Notwithstanding the fact that it rained, and that it was generally expected that we would not arrive until Monday, and a reception had been arranged for Monday night, the Bible House Chapel was full (about 300) for our usual Sunday afternoon service. For this occasion, and for the Monday night reception, many of the dear friends had sent in floral offerings, and the Chapel platform was resplendent as never before with roses and lilies and ferns. At first our "bump" of economy was disposed to chide our dear friends for their generosity, and to say, "Wherefore this waste! The money represented in these flowers might have been better spent in publishing tracts, etc., to assist our poor blinded brethren." But we remembered that it was Judas, and not our Lord, who voiced those sentiments. So we accepted all as done unto him who loved us and bought us with his own precious blood (Eph. 4:2), and said not one word to mar the joy of the dear company, who, after our discourse on Isaiah 55:8-11, pressed our hand, assuring us of their joy in welcoming us home. We assured them that, although we had met and become personally interested in many dear brethren and sisters on foreign shores, our heart was proportionately enlarged, so that it meant [R3214 : page 199] no diminution of our love for the dear saints in America, and, in an especial sense, the Church at Allegheny.

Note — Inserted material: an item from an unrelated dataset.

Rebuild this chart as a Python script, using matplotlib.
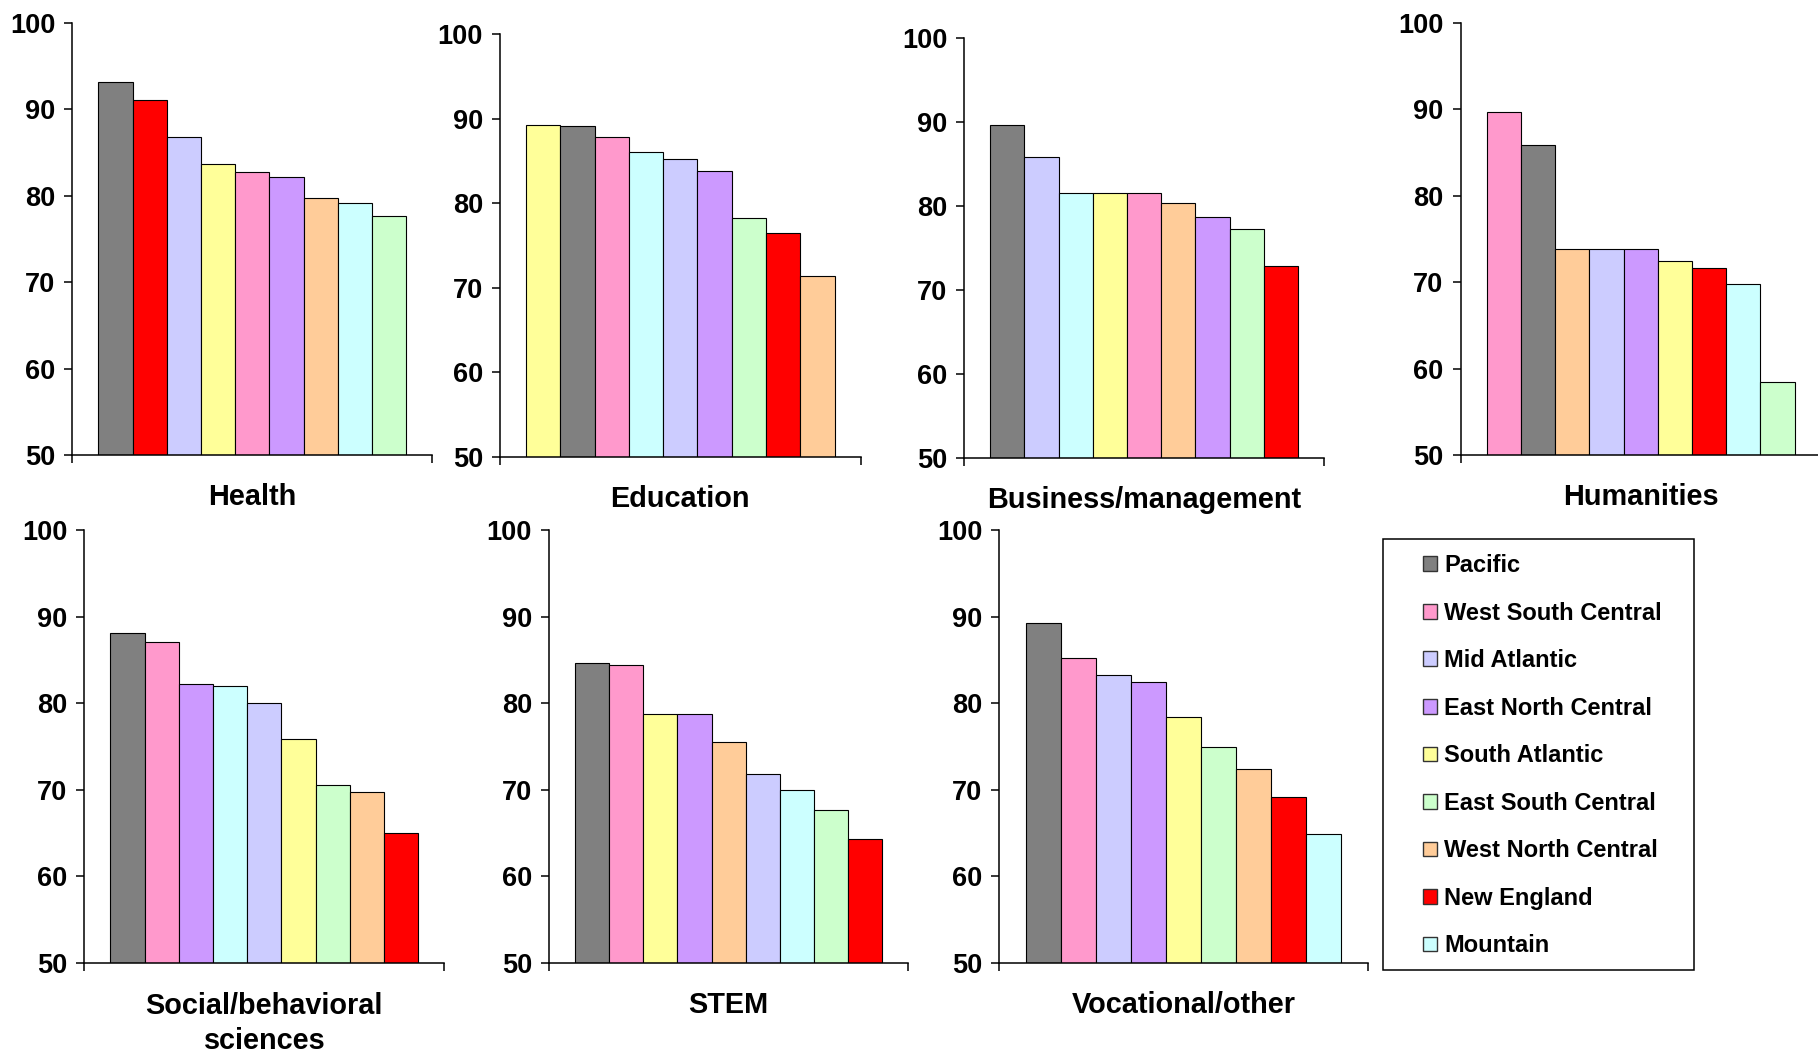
import matplotlib
matplotlib.use("Agg")
import matplotlib.pyplot as plt
from matplotlib.patches import Patch, Rectangle
from matplotlib.transforms import offset_copy

plt.rcParams["font.family"] = ["Liberation Sans", "DejaVu Sans"]
plt.rcParams["font.weight"] = "bold"

# -------------------------------
# DATA
# -------------------------------
regions = ["Pacific", "West South Central", "Mid Atlantic", "East North Central",
           "South Atlantic", "East South Central", "West North Central",
           "New England", "Mountain"]
region_colors = ["#808080", "#FF99CC", "#CCCCFF", "#CC99FF",
                 "#FFFF99", "#CCFFCC", "#FFCC99", "#FF0000", "#CCFFFF"]

fields = ["Health", "Education", "Business/management", "Humanities",
          "Social/behavioral\nsciences", "STEM", "Vocational/other"]

health_order = ["Pacific", "New England", "Mid Atlantic", "South Atlantic", "West South Central",
                "East North Central", "West North Central", "Mountain", "East South Central"]
health_values = [93.1, 91.1, 86.8, 83.6, 82.7, 82.1, 79.7, 79.1, 77.7]

education_order = ["South Atlantic", "Pacific", "West South Central", "Mountain", "Mid Atlantic",
                   "East North Central", "East South Central", "New England", "West North Central"]
education_values = [89.3, 89.1, 87.9, 86.1, 85.3, 83.8, 78.3, 76.5, 71.4]

business_order = ["Pacific", "Mid Atlantic", "Mountain", "South Atlantic", "West South Central",
                  "West North Central", "East North Central", "East South Central", "New England"]
business_values = [89.6, 85.8, 81.5, 81.5, 81.5, 80.3, 78.7, 77.3, 72.8]

humanities_order = ["West South Central", "Pacific", "West North Central", "Mid Atlantic",
                    "East North Central", "South Atlantic", "New England", "Mountain", "East South Central"]
humanities_values = [89.7, 85.8, 73.8, 73.8, 73.8, 72.4, 71.6, 69.8, 58.4]

social_order = ["Pacific", "West South Central", "East North Central", "Mountain", "Mid Atlantic",
                "South Atlantic", "East South Central", "West North Central", "New England"]
social_values = [88.1, 87.1, 82.2, 82.0, 80.0, 75.8, 70.5, 69.7, 65.0]

stem_order = ["Pacific", "West South Central", "South Atlantic", "East North Central",
              "West North Central", "Mid Atlantic", "Mountain", "East South Central", "New England"]
stem_values = [84.6, 84.4, 78.7, 78.7, 75.5, 71.8, 70.0, 67.6, 64.3]

vocational_order = ["Pacific", "West South Central", "Mid Atlantic", "East North Central",
                    "South Atlantic", "East South Central", "West North Central", "New England", "Mountain"]
vocational_values = [89.3, 85.2, 83.2, 82.4, 78.4, 74.9, 72.4, 69.1, 64.9]

panel_orders = [health_order, education_order, business_order, humanities_order,
                social_order, stem_order, vocational_order]
panel_values = [health_values, education_values, business_values, humanities_values,
                social_values, stem_values, vocational_values]

# -------------------------------
# LAYOUT (pixel boxes: left, right, top, bottom)
# -------------------------------
W, H = 1818, 1053
boxes = [
    (72.3, 432.3, 22.7, 455.0),
    (500.0, 860.7, 34.3, 457.0),
    (964.3, 1324.0, 38.0, 457.7),
    (1460.7, 1820.7, 22.7, 455.0),
    (84.3, 444.3, 530.0, 962.7),
    (549.0, 908.3, 530.0, 962.7),
    (999.3, 1367.7, 530.0, 962.7),
]

color_of = dict(zip(regions, region_colors))
fig = plt.figure(figsize=(W / 100, H / 100), dpi=100)

margin = 0.76
for (l, r, t, b), field, order, values in zip(boxes, fields, panel_orders, panel_values):
    ax = fig.add_axes([l / W, 1 - b / H, (r - l) / W, (b - t) / H])
    x = range(len(values))
    ax.bar(x, values, width=1.0, color=[color_of[n] for n in order],
           edgecolor="black", linewidth=0.8)
    xmin, xmax = -0.5 - margin, len(values) - 0.5 + margin
    ax.set_xlim(xmin, xmax)
    ax.set_ylim(50, 100)
    ax.set_yticks([50, 60, 70, 80, 90, 100])
    ax.set_xticks([xmin, xmax])
    ax.set_xticklabels([])
    for side in ["top", "right"]:
        ax.spines[side].set_visible(False)
    for side in ["left", "bottom"]:
        ax.spines[side].set_linewidth(1.1)
    ax.tick_params(axis="both", direction="out", length=5.8, width=1.1,
                   labelsize=19.5, pad=6.5)
    ax.patch.set_visible(False)
    # baseline of the field name sits ~50 px under the axis; extra lines go below
    extra = 36 * field.count("\n")
    tr = offset_copy(ax.transAxes, fig=fig, x=0, y=-50 - extra, units="dots")
    ax.text(0.5, 0, field, transform=tr, ha="center", va="baseline",
            fontsize=20.8, fontweight="bold", linespacing=1.32)

# -------------------------------
# LEGEND
# -------------------------------
fig.add_artist(Rectangle((1383.3 / W, 1 - 970.0 / H), (1694.3 - 1383.3) / W, (970.0 - 539.3) / H,
                         transform=fig.transFigure, fill=False, edgecolor="black", linewidth=1.1))
handles = [Patch(facecolor=c, edgecolor="#333333", linewidth=1.0) for c in region_colors]
fig.legend(handles, regions, loc="upper left", bbox_to_anchor=(1423 / W, 1 - 554 / H),
           frameon=False, borderpad=0, borderaxespad=0,
           handlelength=0.58, handleheight=0.58, handletextpad=0.31, labelspacing=1.04,
           prop={"weight": "bold", "size": 17})

fig.savefig("out.png", dpi=100)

Monday night's reception brought together a splendid company of the Lord's consecrated children—adorned with the fruits and graces of the holy spirit, "the ornament of a meek and quiet spirit, which in the sight of God is of great value." (1 Pet. 3:4.) Quite a number came from surrounding cities and towns—and more flowers came, too; "alabaster boxes" of sweet odor to the Lord, because really rendered unto him, and to us merely because he had been pleased to use us as his mouthpiece in proclaiming his great plan of the ages in this his due time for revealing it. It is not possible to describe the pleasures of our fellowship in Christ that evening, and we will not try. But it is safe to say that with all the secret of joy was in the Lord's great plan and in what we can see of its prosperity.